start

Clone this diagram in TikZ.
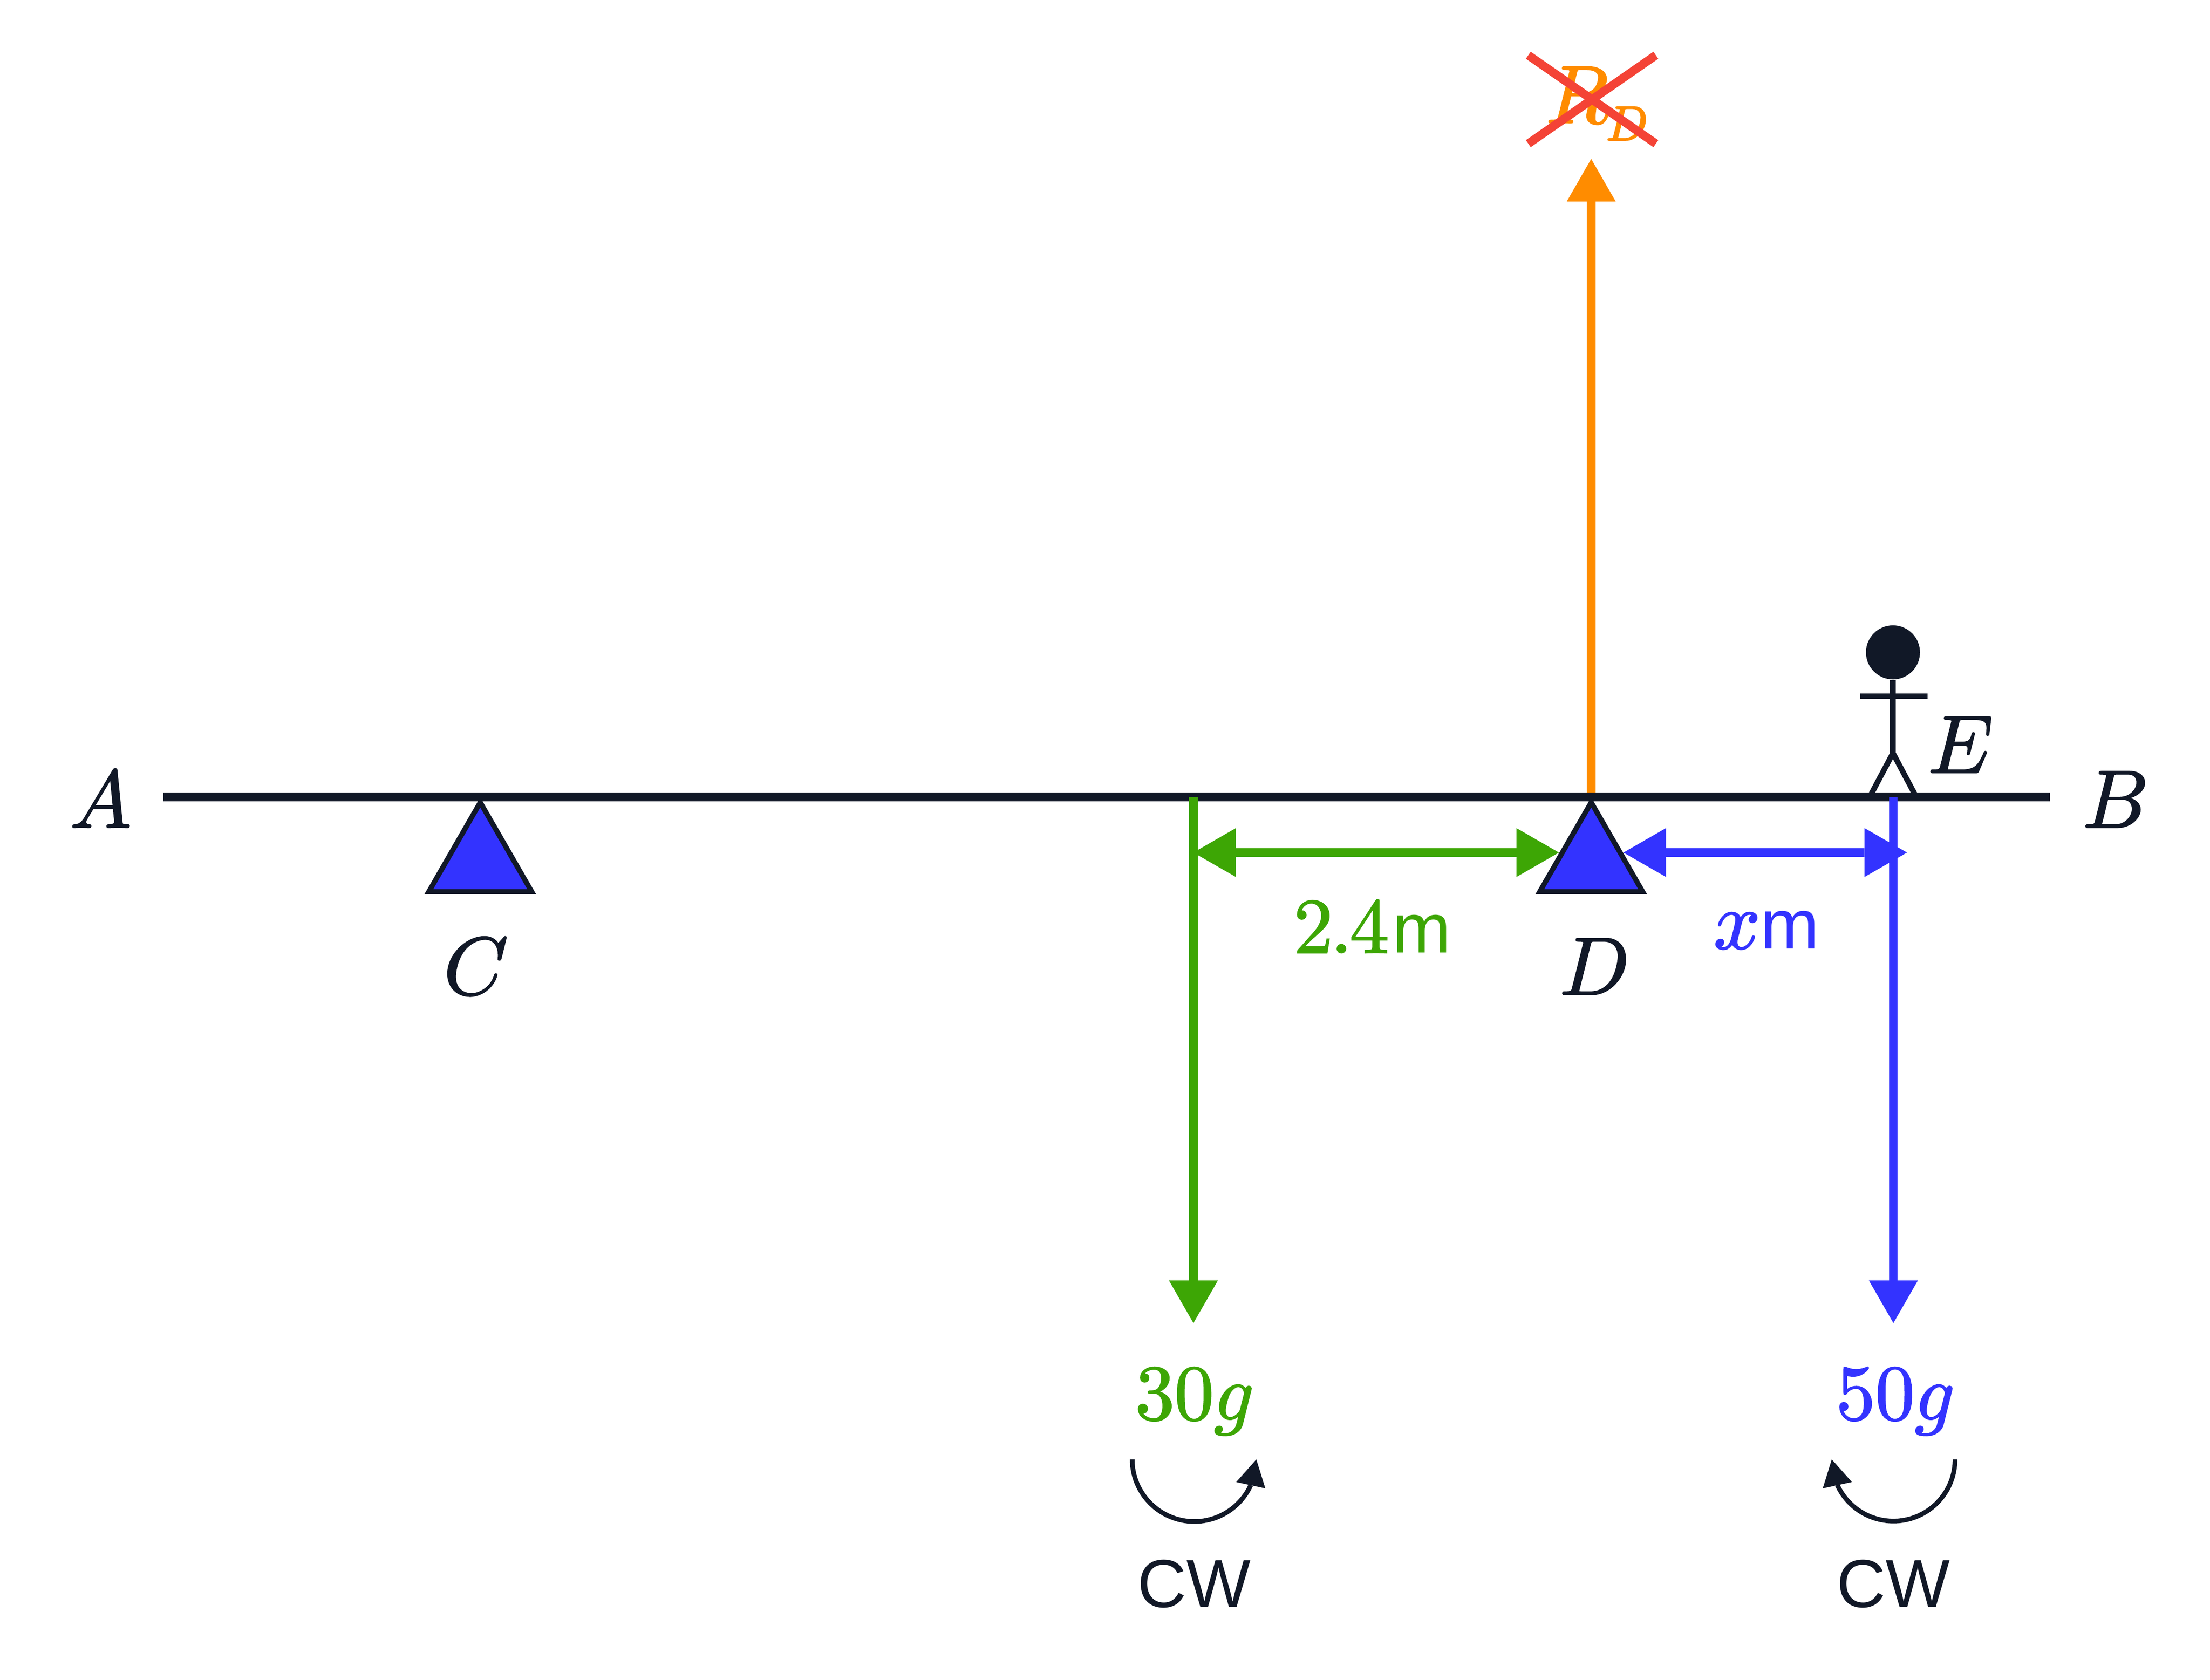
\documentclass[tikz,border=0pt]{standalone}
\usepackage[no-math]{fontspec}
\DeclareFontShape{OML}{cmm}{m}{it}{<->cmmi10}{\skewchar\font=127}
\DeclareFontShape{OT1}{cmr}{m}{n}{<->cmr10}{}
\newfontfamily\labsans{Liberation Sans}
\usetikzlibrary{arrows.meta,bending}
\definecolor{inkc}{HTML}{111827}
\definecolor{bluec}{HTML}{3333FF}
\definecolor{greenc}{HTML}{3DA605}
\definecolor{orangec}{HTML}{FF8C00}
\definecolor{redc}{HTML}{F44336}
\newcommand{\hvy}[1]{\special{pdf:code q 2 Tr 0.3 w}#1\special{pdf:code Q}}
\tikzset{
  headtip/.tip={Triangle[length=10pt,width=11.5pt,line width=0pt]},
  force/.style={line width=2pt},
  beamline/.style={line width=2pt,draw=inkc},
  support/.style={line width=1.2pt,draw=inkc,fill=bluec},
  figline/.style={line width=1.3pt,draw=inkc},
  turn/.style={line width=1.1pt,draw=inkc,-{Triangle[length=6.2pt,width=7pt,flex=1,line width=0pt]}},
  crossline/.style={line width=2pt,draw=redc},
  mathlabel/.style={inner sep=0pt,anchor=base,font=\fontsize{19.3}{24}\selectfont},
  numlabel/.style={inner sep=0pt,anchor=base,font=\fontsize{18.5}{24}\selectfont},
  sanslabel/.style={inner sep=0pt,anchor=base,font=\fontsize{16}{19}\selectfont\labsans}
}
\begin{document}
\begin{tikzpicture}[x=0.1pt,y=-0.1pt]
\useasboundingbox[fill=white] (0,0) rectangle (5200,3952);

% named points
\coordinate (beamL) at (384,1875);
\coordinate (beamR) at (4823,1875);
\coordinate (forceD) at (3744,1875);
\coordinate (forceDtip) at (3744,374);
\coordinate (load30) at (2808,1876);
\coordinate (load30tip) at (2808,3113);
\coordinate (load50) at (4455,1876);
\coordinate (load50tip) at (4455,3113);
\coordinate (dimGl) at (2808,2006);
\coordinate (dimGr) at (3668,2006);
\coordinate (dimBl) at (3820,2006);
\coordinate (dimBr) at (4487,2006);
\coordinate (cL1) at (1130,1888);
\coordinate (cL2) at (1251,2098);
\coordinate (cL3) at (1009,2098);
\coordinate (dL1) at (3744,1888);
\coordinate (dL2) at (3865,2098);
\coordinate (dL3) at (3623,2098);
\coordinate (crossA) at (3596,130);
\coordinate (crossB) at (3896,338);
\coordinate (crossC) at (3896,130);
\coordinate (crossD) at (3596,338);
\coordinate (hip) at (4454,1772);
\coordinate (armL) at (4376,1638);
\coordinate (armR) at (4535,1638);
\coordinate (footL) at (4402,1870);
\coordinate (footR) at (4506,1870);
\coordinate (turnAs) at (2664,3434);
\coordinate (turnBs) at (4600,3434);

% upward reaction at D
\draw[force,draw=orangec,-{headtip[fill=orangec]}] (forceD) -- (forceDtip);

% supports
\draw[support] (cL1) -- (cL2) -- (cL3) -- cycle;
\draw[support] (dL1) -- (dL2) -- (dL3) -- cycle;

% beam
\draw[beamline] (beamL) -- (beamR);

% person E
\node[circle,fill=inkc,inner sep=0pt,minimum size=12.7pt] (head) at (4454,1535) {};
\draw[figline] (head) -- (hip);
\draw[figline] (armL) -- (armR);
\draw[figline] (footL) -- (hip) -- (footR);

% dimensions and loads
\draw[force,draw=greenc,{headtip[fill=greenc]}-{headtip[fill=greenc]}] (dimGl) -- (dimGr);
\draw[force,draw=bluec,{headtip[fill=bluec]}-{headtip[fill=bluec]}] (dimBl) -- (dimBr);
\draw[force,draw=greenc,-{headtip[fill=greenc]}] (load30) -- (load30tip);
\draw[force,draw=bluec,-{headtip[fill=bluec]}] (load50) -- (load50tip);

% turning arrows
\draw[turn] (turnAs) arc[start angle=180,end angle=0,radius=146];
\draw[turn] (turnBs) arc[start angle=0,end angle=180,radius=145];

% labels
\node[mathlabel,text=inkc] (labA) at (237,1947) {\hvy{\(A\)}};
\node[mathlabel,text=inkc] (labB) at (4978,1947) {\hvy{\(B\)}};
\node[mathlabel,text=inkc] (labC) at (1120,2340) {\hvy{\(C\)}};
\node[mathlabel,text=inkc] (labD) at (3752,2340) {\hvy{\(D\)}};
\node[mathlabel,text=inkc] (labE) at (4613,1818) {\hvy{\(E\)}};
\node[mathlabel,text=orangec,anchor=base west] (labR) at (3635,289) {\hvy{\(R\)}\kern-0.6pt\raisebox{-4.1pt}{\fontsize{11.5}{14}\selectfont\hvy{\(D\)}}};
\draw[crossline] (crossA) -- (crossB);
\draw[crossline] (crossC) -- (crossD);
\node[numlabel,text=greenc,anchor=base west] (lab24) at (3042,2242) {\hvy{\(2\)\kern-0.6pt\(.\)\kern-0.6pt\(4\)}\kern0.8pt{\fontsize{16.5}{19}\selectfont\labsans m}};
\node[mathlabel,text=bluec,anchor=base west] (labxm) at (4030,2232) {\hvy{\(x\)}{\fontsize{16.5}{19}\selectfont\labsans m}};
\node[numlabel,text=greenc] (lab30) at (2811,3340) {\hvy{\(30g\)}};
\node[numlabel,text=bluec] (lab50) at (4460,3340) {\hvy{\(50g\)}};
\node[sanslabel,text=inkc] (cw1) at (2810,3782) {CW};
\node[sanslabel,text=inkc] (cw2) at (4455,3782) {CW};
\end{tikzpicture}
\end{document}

end

● WHAT YOU WILL DO: Without including any pictures, print all of the material exactly as given.

● RESPONSE:
Clone this diagram in TikZ.
\documentclass[tikz,border=0pt]{standalone}
\usepackage[no-math]{fontspec}
\DeclareFontShape{OML}{cmm}{m}{it}{<->cmmi10}{\skewchar\font=127}
\DeclareFontShape{OT1}{cmr}{m}{n}{<->cmr10}{}
\newfontfamily\labsans{Liberation Sans}
\usetikzlibrary{arrows.meta,bending}
\definecolor{inkc}{HTML}{111827}
\definecolor{bluec}{HTML}{3333FF}
\definecolor{greenc}{HTML}{3DA605}
\definecolor{orangec}{HTML}{FF8C00}
\definecolor{redc}{HTML}{F44336}
\newcommand{\hvy}[1]{\special{pdf:code q 2 Tr 0.3 w}#1\special{pdf:code Q}}
\tikzset{
  headtip/.tip={Triangle[length=10pt,width=11.5pt,line width=0pt]},
  force/.style={line width=2pt},
  beamline/.style={line width=2pt,draw=inkc},
  support/.style={line width=1.2pt,draw=inkc,fill=bluec},
  figline/.style={line width=1.3pt,draw=inkc},
  turn/.style={line width=1.1pt,draw=inkc,-{Triangle[length=6.2pt,width=7pt,flex=1,line width=0pt]}},
  crossline/.style={line width=2pt,draw=redc},
  mathlabel/.style={inner sep=0pt,anchor=base,font=\fontsize{19.3}{24}\selectfont},
  numlabel/.style={inner sep=0pt,anchor=base,font=\fontsize{18.5}{24}\selectfont},
  sanslabel/.style={inner sep=0pt,anchor=base,font=\fontsize{16}{19}\selectfont\labsans}
}
\begin{document}
\begin{tikzpicture}[x=0.1pt,y=-0.1pt]
\useasboundingbox[fill=white] (0,0) rectangle (5200,3952);

% named points
\coordinate (beamL) at (384,1875);
\coordinate (beamR) at (4823,1875);
\coordinate (forceD) at (3744,1875);
\coordinate (forceDtip) at (3744,374);
\coordinate (load30) at (2808,1876);
\coordinate (load30tip) at (2808,3113);
\coordinate (load50) at (4455,1876);
\coordinate (load50tip) at (4455,3113);
\coordinate (dimGl) at (2808,2006);
\coordinate (dimGr) at (3668,2006);
\coordinate (dimBl) at (3820,2006);
\coordinate (dimBr) at (4487,2006);
\coordinate (cL1) at (1130,1888);
\coordinate (cL2) at (1251,2098);
\coordinate (cL3) at (1009,2098);
\coordinate (dL1) at (3744,1888);
\coordinate (dL2) at (3865,2098);
\coordinate (dL3) at (3623,2098);
\coordinate (crossA) at (3596,130);
\coordinate (crossB) at (3896,338);
\coordinate (crossC) at (3896,130);
\coordinate (crossD) at (3596,338);
\coordinate (hip) at (4454,1772);
\coordinate (armL) at (4376,1638);
\coordinate (armR) at (4535,1638);
\coordinate (footL) at (4402,1870);
\coordinate (footR) at (4506,1870);
\coordinate (turnAs) at (2664,3434);
\coordinate (turnBs) at (4600,3434);

% upward reaction at D
\draw[force,draw=orangec,-{headtip[fill=orangec]}] (forceD) -- (forceDtip);

% supports
\draw[support] (cL1) -- (cL2) -- (cL3) -- cycle;
\draw[support] (dL1) -- (dL2) -- (dL3) -- cycle;

% beam
\draw[beamline] (beamL) -- (beamR);

% person E
\node[circle,fill=inkc,inner sep=0pt,minimum size=12.7pt] (head) at (4454,1535) {};
\draw[figline] (head) -- (hip);
\draw[figline] (armL) -- (armR);
\draw[figline] (footL) -- (hip) -- (footR);

% dimensions and loads
\draw[force,draw=greenc,{headtip[fill=greenc]}-{headtip[fill=greenc]}] (dimGl) -- (dimGr);
\draw[force,draw=bluec,{headtip[fill=bluec]}-{headtip[fill=bluec]}] (dimBl) -- (dimBr);
\draw[force,draw=greenc,-{headtip[fill=greenc]}] (load30) -- (load30tip);
\draw[force,draw=bluec,-{headtip[fill=bluec]}] (load50) -- (load50tip);

% turning arrows
\draw[turn] (turnAs) arc[start angle=180,end angle=0,radius=146];
\draw[turn] (turnBs) arc[start angle=0,end angle=180,radius=145];

% labels
\node[mathlabel,text=inkc] (labA) at (237,1947) {\hvy{\(A\)}};
\node[mathlabel,text=inkc] (labB) at (4978,1947) {\hvy{\(B\)}};
\node[mathlabel,text=inkc] (labC) at (1120,2340) {\hvy{\(C\)}};
\node[mathlabel,text=inkc] (labD) at (3752,2340) {\hvy{\(D\)}};
\node[mathlabel,text=inkc] (labE) at (4613,1818) {\hvy{\(E\)}};
\node[mathlabel,text=orangec,anchor=base west] (labR) at (3635,289) {\hvy{\(R\)}\kern-0.6pt\raisebox{-4.1pt}{\fontsize{11.5}{14}\selectfont\hvy{\(D\)}}};
\draw[crossline] (crossA) -- (crossB);
\draw[crossline] (crossC) -- (crossD);
\node[numlabel,text=greenc,anchor=base west] (lab24) at (3042,2242) {\hvy{\(2\)\kern-0.6pt\(.\)\kern-0.6pt\(4\)}\kern0.8pt{\fontsize{16.5}{19}\selectfont\labsans m}};
\node[mathlabel,text=bluec,anchor=base west] (labxm) at (4030,2232) {\hvy{\(x\)}{\fontsize{16.5}{19}\selectfont\labsans m}};
\node[numlabel,text=greenc] (lab30) at (2811,3340) {\hvy{\(30g\)}};
\node[numlabel,text=bluec] (lab50) at (4460,3340) {\hvy{\(50g\)}};
\node[sanslabel,text=inkc] (cw1) at (2810,3782) {CW};
\node[sanslabel,text=inkc] (cw2) at (4455,3782) {CW};
\end{tikzpicture}
\end{document}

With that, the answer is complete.